Another Depressing Aspect To The Current Reading
The large number of women executed for infanticide--in almost every case, unwed mothers (or worse, wed to someone who is away at sea at the time of conception). Typically these are cases where the mother (sometimes as young as 14) has managed to conceal her pregnancy from neighbors--and sometimes even from parents or landlord--and then kills the newborn in the hopes of not having the illegitimate birth discovered. Sometimes the death is just neglect--but often as not, they have actively caused the death, by strangulation, or bludgeoning. The most gruesome of all are the cases where the child is dropped into the latrine to drown.

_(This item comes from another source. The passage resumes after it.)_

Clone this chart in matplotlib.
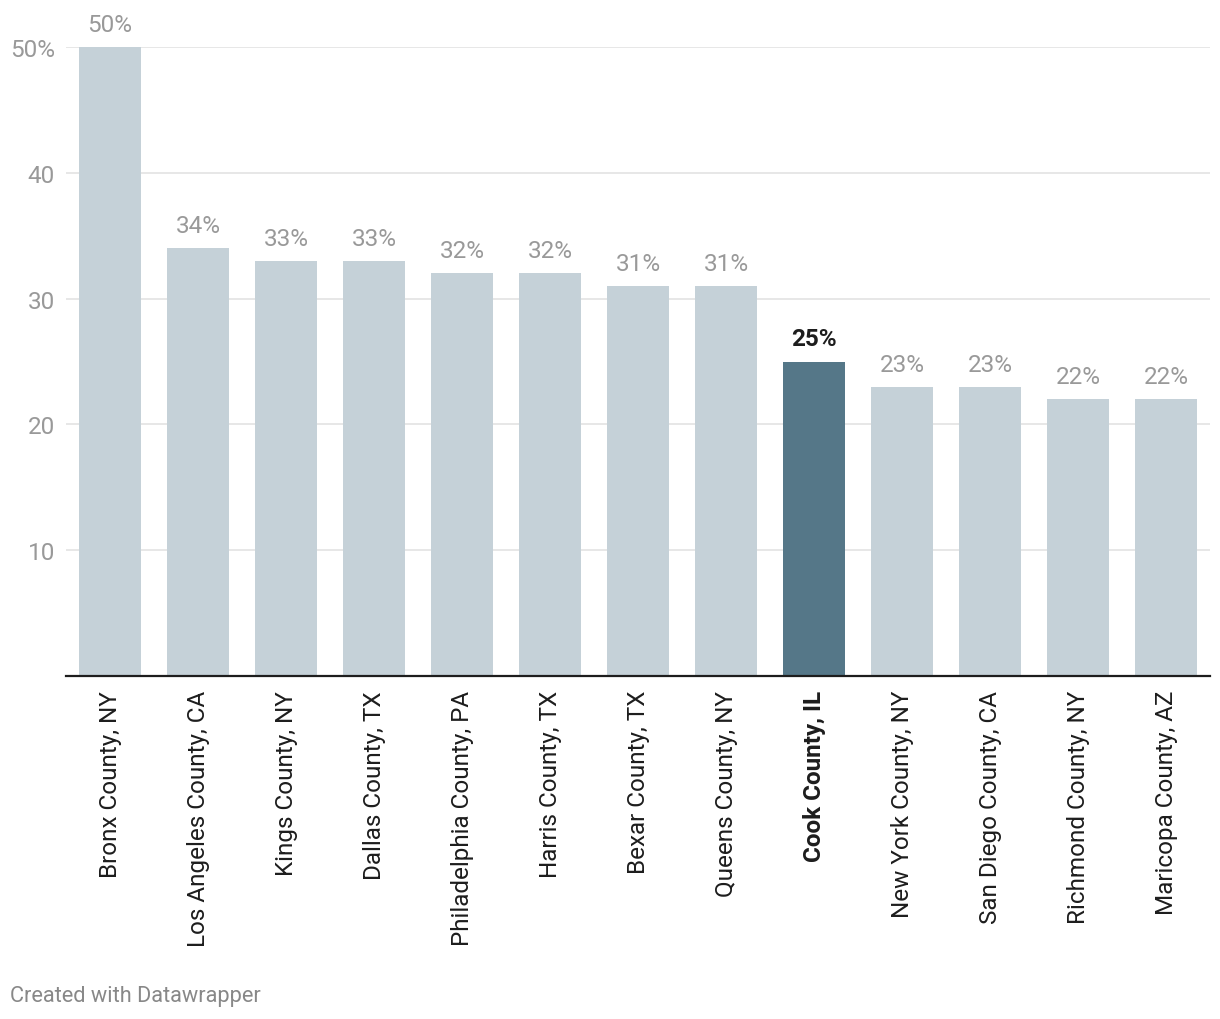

It's tempting to blame all of this on the barbarism of Colonial America's punishments for fornication and bastardy (both of which were serious crimes). But we have plenty of examples of this in the modern era--when there is not only no criminal sanction for being an unwed mother, there's barely any social disapproval (at least from the elites that define popular culture). And of course, the distinction between abortion and infanticide is primarily a legal one.
I scratch my head when I think about these cases. These weren't spur of the moment decisions: these women knew they were pregnant for at least many months, with some putting considerable effort into hiding their condition. In a few cases, they had boyfriends trying to arrange abortions--and in at least one case, the mother's conscience took precedence, and the boyfriend ended up in trouble. They had to have known that there were going to be questions about how they had gained so much weight--and then lost it, rather suddenly. There are so many hangings for infanticide in this period that they must have known that the risk of being caught was quite high.
Hearn claims that until 1696 the burden of proof requirement for murder meant that a court had to prove that the mother intentionally caused the death of her child, and that the child was born alive. In that year, he says, "An Act to Prevent the Destroying and Murder of Bastard Children," made it a capital crime for a mother to conceal the "birth, death or disposal of a child born out of wedlock regardless of whether the child was born dead or alive." [p. 110] However, Marietta and Rowe's Troubled Experiment says that the law in question was passed in the reign of James I, and other sources such as this refer to a statute with that exact same title from 1624, under James I. I can see the reasoning on this; without such a requirement, there was a strong incentive for an unwed mother to dispose of the evidence, and no reason to not do so.
It's all very depressing. You don't want to repeal laws simply because they are often violated. Laws sometimes discourage misbehavior, even when they do not completely stop it. At the same time, criminalizing what people are doing pretty commonly sometimes leads to worse crimes, as they attempt to hide the evidence of what they have done.